The teenage years can be a time of turmoil as the young person begins to develop their sense of identity and wonders where they belong in the world. Add to this the emotional roller-coaster that are teenage hormones, plus the stresses of school and exams as well as dealing with parents and friends, and we can begin to understand why many teens feel they are lacking in confidence.
Do you wish your teens could believe in themselves, deal more confidently in situations and not let fear and self-doubt hold them back? People with high self-esteem achieve more, develop better relationships and generally make the most of themselves in life.
Positive self-esteem is important because when people experience it, they feel better about themselves, they are effective and productive, and they respond to other people and themselves in healthy, positive ways. They know that they are lovable and capable and they care about themselves and others. They don’t have to build themselves up by tearing other people down or making others feel bad.
Let your teen know when they’ve done well – give them positive feedback for showing they are capable “you did that well”. ‘You are capable’ is an important message to offer children and adults at every age. They learn that they can do well. Give children and teens guidelines about what you want them to do instead of telling them to ‘be good’. And tell them what you like about their behaviour instead of calling them ‘good children’. Be specific.
Children and teens need to hear the message that ‘you are important and lovable just because you exist’ too. We need to let them know that they are worthy of love just for being themselves, that we are glad they were born, that they are very important to us. These messages are conveyed in so many ways in our interaction with them – being glad to see them, saying ‘I love you’, giving hugs, showing interest. Through words, through looks, tone of voice, touch etc. we let our youngsters know what they mean to us.
Be clear about what they’re doing wrong “don’t”
Explain why you don’t want the behaviour “because”
State what you want them to do “instead”
By just giving out we can harm self-esteem and give the wrong messages. For example, ‘I told you not to do that! You’re driving me mad’ is not the right way to express what you want. Follow the three guidelines above and use the “don’t”, “because” and “instead” phrases to guide you. For example:
‘Don’t stay out so late because I worry when you’re out late, you need your sleep, and it’s a school-night. Instead you need to be home by our agreed time and if there’s any emergency making you late then contact me, ok?’

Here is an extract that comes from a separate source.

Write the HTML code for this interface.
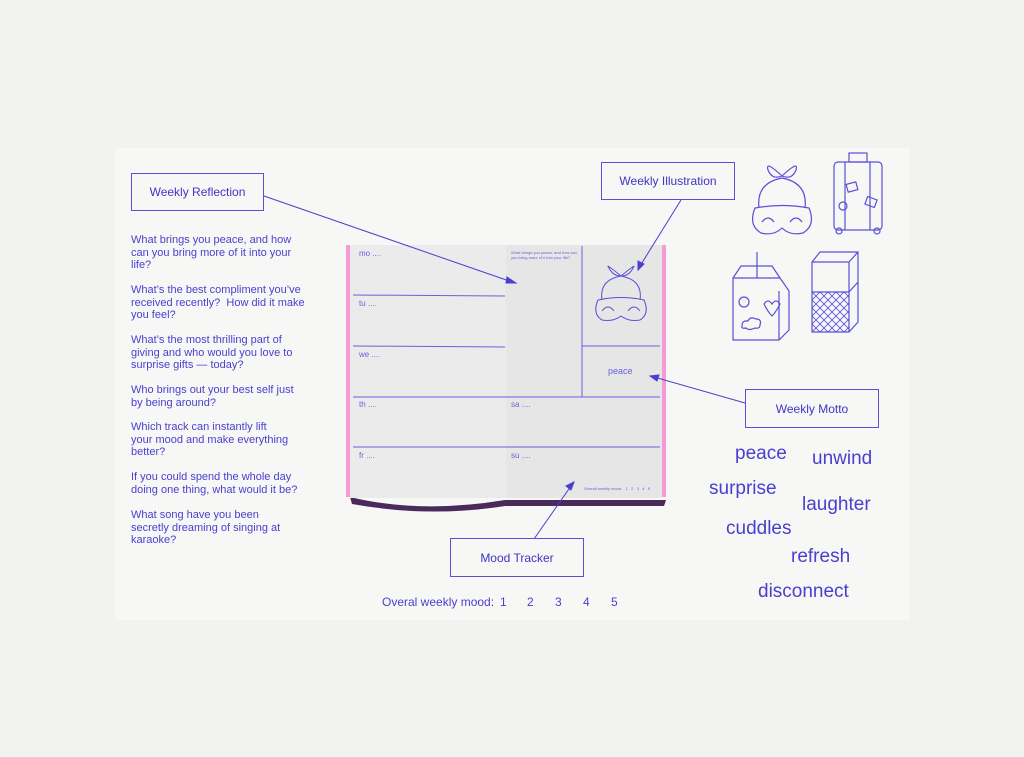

Give compliments freely – without any backhanders. If you’re going to give a compliment, be genuine about it and don’t try to take it back – often without realizing it we say things like ‘You’re pretty good at basketball, for a short fella,’ or ‘That’s really good, considering you made it’ or ‘I like you, even if nobody else does’. Give straight compliments and teach your teen to accept compliments. That means you have to be able to accept compliments too! Keep things real too – a teenager can sense very quickly if you don’t believe your own compliment to them, and they can feel worse than if you never said anything.
Show interest in your teen – their life, their friends, their interests. Even if you hate their music and disapprove of their tv/computer habit, recognize that this is important to them and find a way to show an interest in it. Get them to teach you their favourite computer game so you have something you do together or find a hobby you both like. Meet their friends, make them welcome at your house. Even if it feels like you have nothing in common with your teen, create some common ground or at least make it safe and comfortable for them to talk to you about it.
This gives them the message that they are worthy individuals, that they are lovable, that even when two people disagree they can still love one another. It helps them to feel more positive about themselves, and about you!
Give your teen age-appropriate responsibility. Too often, parents try to do everything for their teen, or don’t allow them to do it because ‘they don’t do it properly’. And then we complain that they’re lazy and won’t do anything for us! The teenage years are the preparation for adulthood – so teens need to learn how to prepare and cook food, how to clean up after themselves, how to do the laundry etc.
That doesn’t mean they have to do all of this all of the time, but these are skills that are learned and improved upon with practice. They give the message that ‘you are capable’, one of the building bricks of self-esteem. They also learn that they are an important part of the family and that they have something worthwhile to contribute to the home. Feeling useful and needed is a very powerful way to feel good about yourself.